Andrew (Andy) Dicks
Andrew (Andy) Dicks studied towards a Chemistry B.Sc. at the University of Wales, Swansea between 1991 - 1994 and graduated with first class honours and the E.E. Ayling Prize for the highest final-year mark. He moved to the Chemistry Department, University of Durham to undertake a Ph.D. in the field of physical organic chemistry with Lyn Williams. During this time he researched the mechanism of anti-anginal drug action. Dr. Dicks joined the Chemistry Department in Toronto in 1997 as a postdoctoral research fellow and worked for three years under the supervision of Bob McClelland, where his research involved studying carcinogenic species and their mode of binding to DNA. He became a sessional lecturer in organic chemistry in 1999, teaching his first course at the University of Toronto Mississauga campus.
Dr. Dicks was hired as part of the St. George teaching-stream faculty in 2001 and immediately set about designing a suite of novel experiments for undergraduate organic laboratories. Some of these are focused in the area of green chemistry concerning use of water as a benign and renewable reaction solvent, or experiments in the absence of solvent. He has also authored experiments where students synthesize “real-world relevant” substances such as an anti-narcoleptic, a sunscreen analog, an anti-cancer drug and an expectorant found in cough medications. These experiments are intended to showcase why undergraduates should learn about organic chemistry whilst teaching essential practical techniques and skills. The procedures have primarily been designed by undergraduate students themselves and have lead to multiple publications in the Journal of Chemical Education, the world’s number one chemistry teaching journal.
Related to his interest in promoting science in high schools, Dr. Dicks acted as Director of the Ontario Chemistry Olympiad program between 2002 - 2006. This initiative involves preparation of provincial high school chemistry students for Canadian National Olympiad selection, with the best four students representing Canada at the annual 70-nation International Chemistry Olympiad. In 2006 the national team going to South Korea was composed of entirely Ontario students and earned one bronze, two silvers and one gold medal (the joint best Canadian performance ever at the International Chemistry Olympiad and the best Ontario results ever – including the first Ontario gold medal for 21 years). During these four years Ontario students achieved a total of four bronze medals, three silver medals and one gold medal. Since 2006 he has been heavily involved in coordination of the National Chemistry Olympiad program and was the head academic mentor for the 2007 Canadian Chemistry Olympiad team, at the International Chemistry Olympiad in Russia. At this event an Ontario student again won a gold medal (only Canada’s sixth in 23 years of competition).

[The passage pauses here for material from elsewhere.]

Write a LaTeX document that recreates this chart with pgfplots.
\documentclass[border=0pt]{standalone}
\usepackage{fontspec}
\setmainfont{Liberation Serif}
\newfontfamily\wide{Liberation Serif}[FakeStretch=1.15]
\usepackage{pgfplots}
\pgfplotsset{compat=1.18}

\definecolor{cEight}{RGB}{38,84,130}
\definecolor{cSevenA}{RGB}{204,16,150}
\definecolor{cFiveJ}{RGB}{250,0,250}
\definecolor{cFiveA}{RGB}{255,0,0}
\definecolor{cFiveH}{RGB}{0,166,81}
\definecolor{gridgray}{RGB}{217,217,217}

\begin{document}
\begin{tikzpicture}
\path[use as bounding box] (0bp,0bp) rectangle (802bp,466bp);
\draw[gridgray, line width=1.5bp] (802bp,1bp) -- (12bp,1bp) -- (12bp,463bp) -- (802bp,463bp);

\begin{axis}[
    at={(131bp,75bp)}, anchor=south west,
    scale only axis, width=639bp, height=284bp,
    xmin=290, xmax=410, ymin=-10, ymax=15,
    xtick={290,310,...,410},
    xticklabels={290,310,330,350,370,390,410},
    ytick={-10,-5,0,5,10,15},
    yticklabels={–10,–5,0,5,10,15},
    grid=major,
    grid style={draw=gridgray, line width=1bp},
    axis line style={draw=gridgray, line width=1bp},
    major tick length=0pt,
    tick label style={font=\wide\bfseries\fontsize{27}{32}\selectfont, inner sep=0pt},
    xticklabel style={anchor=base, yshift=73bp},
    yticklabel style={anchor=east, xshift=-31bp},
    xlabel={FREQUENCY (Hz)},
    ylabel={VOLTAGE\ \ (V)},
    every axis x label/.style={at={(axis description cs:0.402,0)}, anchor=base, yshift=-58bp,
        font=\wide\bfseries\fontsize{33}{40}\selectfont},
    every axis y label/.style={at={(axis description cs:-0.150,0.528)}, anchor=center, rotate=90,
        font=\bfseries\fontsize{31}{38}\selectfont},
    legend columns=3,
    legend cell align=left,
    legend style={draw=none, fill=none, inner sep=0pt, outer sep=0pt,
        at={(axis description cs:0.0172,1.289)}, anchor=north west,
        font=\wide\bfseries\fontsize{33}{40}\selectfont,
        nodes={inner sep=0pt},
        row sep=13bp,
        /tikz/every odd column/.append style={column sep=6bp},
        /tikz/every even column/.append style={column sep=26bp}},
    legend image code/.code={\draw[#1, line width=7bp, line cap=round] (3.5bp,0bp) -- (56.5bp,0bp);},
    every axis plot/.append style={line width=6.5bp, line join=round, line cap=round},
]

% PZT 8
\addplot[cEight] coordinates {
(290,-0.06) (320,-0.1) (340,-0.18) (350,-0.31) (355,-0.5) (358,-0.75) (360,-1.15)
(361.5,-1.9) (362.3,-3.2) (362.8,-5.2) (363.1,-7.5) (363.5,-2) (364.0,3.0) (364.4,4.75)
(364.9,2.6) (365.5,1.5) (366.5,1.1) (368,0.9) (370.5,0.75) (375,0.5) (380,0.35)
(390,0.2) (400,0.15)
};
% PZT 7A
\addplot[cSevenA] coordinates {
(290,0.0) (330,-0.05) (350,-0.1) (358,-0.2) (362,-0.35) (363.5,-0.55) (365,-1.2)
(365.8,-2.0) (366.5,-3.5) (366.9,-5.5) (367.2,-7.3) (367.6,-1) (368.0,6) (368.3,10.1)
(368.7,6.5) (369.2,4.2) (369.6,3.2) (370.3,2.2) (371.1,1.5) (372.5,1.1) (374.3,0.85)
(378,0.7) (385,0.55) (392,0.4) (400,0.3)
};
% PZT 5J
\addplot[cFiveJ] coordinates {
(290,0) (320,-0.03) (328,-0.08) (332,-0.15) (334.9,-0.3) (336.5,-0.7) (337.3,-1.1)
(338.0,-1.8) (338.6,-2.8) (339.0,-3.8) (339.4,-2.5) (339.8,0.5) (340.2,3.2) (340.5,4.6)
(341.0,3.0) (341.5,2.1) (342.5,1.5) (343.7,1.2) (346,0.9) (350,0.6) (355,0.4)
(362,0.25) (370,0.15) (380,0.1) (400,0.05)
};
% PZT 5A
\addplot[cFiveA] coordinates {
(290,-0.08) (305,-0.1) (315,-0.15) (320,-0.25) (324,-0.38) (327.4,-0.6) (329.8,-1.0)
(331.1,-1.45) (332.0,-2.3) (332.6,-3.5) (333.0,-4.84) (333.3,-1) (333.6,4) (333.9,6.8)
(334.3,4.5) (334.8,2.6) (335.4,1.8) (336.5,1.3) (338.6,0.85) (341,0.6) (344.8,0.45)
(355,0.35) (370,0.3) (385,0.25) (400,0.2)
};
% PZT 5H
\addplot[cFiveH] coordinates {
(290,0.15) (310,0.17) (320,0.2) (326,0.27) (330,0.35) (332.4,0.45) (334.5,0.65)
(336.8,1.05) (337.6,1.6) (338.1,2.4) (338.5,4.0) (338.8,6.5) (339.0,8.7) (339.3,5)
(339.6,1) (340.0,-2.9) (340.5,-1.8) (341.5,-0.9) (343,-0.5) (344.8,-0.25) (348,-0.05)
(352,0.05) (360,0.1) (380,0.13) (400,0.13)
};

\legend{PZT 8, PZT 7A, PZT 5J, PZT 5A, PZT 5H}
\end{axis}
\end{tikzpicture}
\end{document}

Following promotion to senior lecturer in 2006, Dr. Dicks became the Associate Chair for Undergraduate Studies. In this position he raised funding for significant improvements to the Chemistry undergraduate program. Capital was used to set up a first-year “course Community” which was spawned a dramatic enrollment increase in Chemistry program students from one first-year course. Additionally, funds are currently being utilized to develop a suite of dynamic, exciting practical experiments for the large first-year life science general chemistry course (CHM 139H). Whilst teaching a range of undergraduate courses he has won several pedagogical awards including the University of Toronto Faculty of Arts & Science Outstanding Teaching Award in 2003, the Association of Part-time Undergraduate Students-Students’ Administrative Council Teaching Award in 2004 and the University of Toronto Faculty of Arts & Science Student Union Rini Ghosh Excellence in Teaching Award in 2007. He has additionally won the University of Toronto Faculty of Arts and Science Dean’s Excellence Award seven times.